Where the agent has done all he undertook to do, and procured a buyer as contemplated, he may not be deprived of his right to remuneration by the circumstance that the sale has fallen through by the unwarranted refusal of the principal to enter into a contract to carry out the authorized sale according to its prescribed terms. The principal's arbitrary declination to complete the contract is a waiver of subsequent conditions whose fulfilment is made impossible by the principal's action. Under such circumstances, the broker is entitled to recover compensation for his services.
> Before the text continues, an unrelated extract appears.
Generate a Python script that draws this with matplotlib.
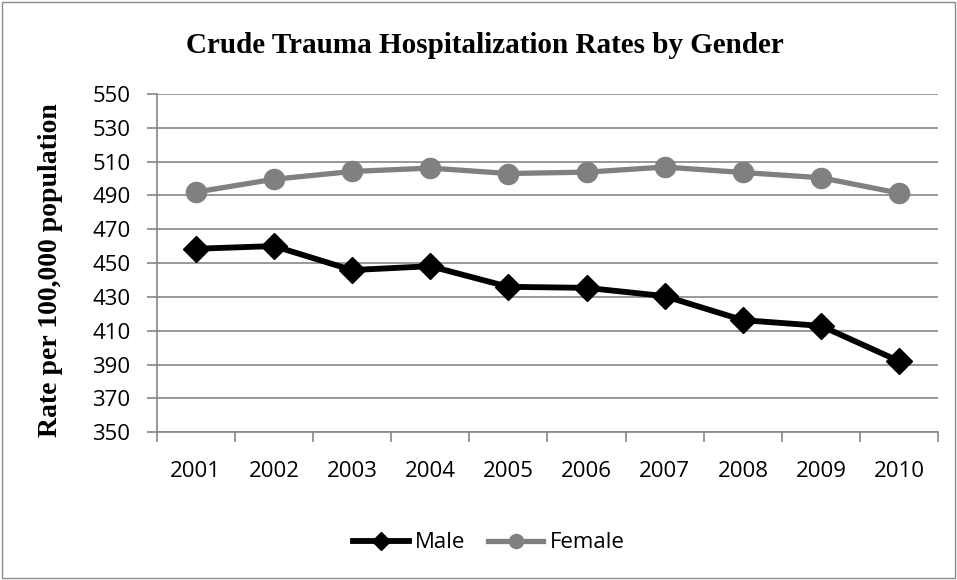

Even if the offer of the seller contemplated calling for an acceptance by an act (i.e., the procuring of a purchaser) so that a contract did not arise until the act was done, the appellant would be liable as the appellee, before revocation of his employment to sell, had furnished the act requested (i.e., the procuring of a purchaser) upon which a promise to pay commissions arose, and it was solely through the refusal of the appellee that the sale was not consummated. Whether viewed as a bilateral or a unilateral contract, the case was for the jury on the hypothesis that the testimony supporting the theory of the appellee was true, and, on a demurrer to *639 the evidence, it is this hypothesis which the court must accept for the purposes of its ruling. Richards v. Jackson,31 Md. 251, 253; Schwartz v. Yearly, 31 Md. 270, 278; Glenn v.Davidson, 37 Md. 365, 367; Riggs v. Turnbull, 105 Md. 135, 150, 151; Carrington v. Graves, 121 Md. 567, 572; Coppage v.Howard, 127 Md. 512, 521, 525; Stokes v. Wolf, 137 Md. 393, 408, 411; Kock v. Emmerling, 22 How. 69; McGarvick v.Woodlief, 20 How. 229; North Ave. Casino Co. v. Furguson,130 Md. 376, 380, 381; 2 Williston on Contracts, sec. 1030; Crowev. Trickey, 204 U.S. 228, 238, 240; 2 Mechem on Agency (2nd Ed.), secs. 2447, 2453, 2455, 2439, 2461; Rowan v. Hull, 55 W. Va. 885, and annotations in 2 Am. Cas. pp. 884, 888, and in 43 L.R.A. pp. 593, 599; 23 Am. Eng. Ency., 919.

For the reasons assigned, the Court does not find reversible error in the bills of exceptions taken, and the judgment must be affirmed.

Judgment affirmed, with costs to the appellee.